Posted by Andy Seaborne <an...@apache.org>.
Hi Joachim,
https://issues.apache.org/jira/browse/JENA-2277
https://issues.apache.org/jira/browse/JENA-2279
There are two fixes for tdb2.xloader which are now in the development
builds:
https://repository.apache.org/content/groups/snapshots/org/apache/jena/
(these are not official releases and have not been voted on by the PMC)
If you coudl test them and let us know if they work or whether theer are
further problems, that would be great.
Andy
On 11/02/2022 17:53, Neubert, Joachim wrote:
> I've just started tests with xloader.
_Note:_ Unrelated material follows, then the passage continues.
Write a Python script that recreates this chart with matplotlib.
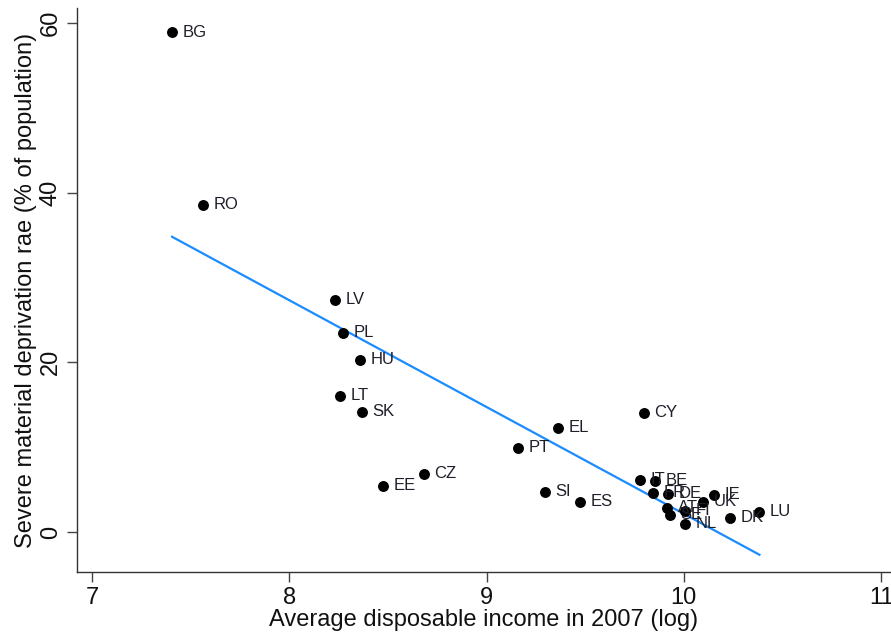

It aborts with
>
> 17:21:56 INFO Data :: Triples = 10,000,000 ; Quads = 0
> 17:21:57 INFO =-=-=-=-=-=-=-=
> 17:21:57 INFO
> 17:21:57 INFO Build SPO
> 17:21:57 INFO (Very long pause likely at this point)
> 17:21:58 INFO Index :: Build index SPO
> java.lang.RuntimeException: org.apache.jena.tdb2.TDBException: Can't find gzip program
> at org.apache.jena.tdb2.xloader.ProcBuildIndexX.sort_build_index(ProcBuildIndexX.java:207)
> at org.apache.jena.tdb2.xloader.ProcBuildIndexX.buildIndex(ProcBuildIndexX.java:121)
> at org.apache.jena.tdb2.xloader.ProcBuildIndexX.exec2(ProcBuildIndexX.java:106)
> at org.apache.jena.tdb2.xloader.ProcBuildIndexX.exec(ProcBuildIndexX.java:94)
> at tdb2.xloader.CmdxBuildIndex.exec(CmdxBuildIndex.java:80)
> at org.apache.jena.cmd.CmdMain.mainMethod(CmdMain.java:92)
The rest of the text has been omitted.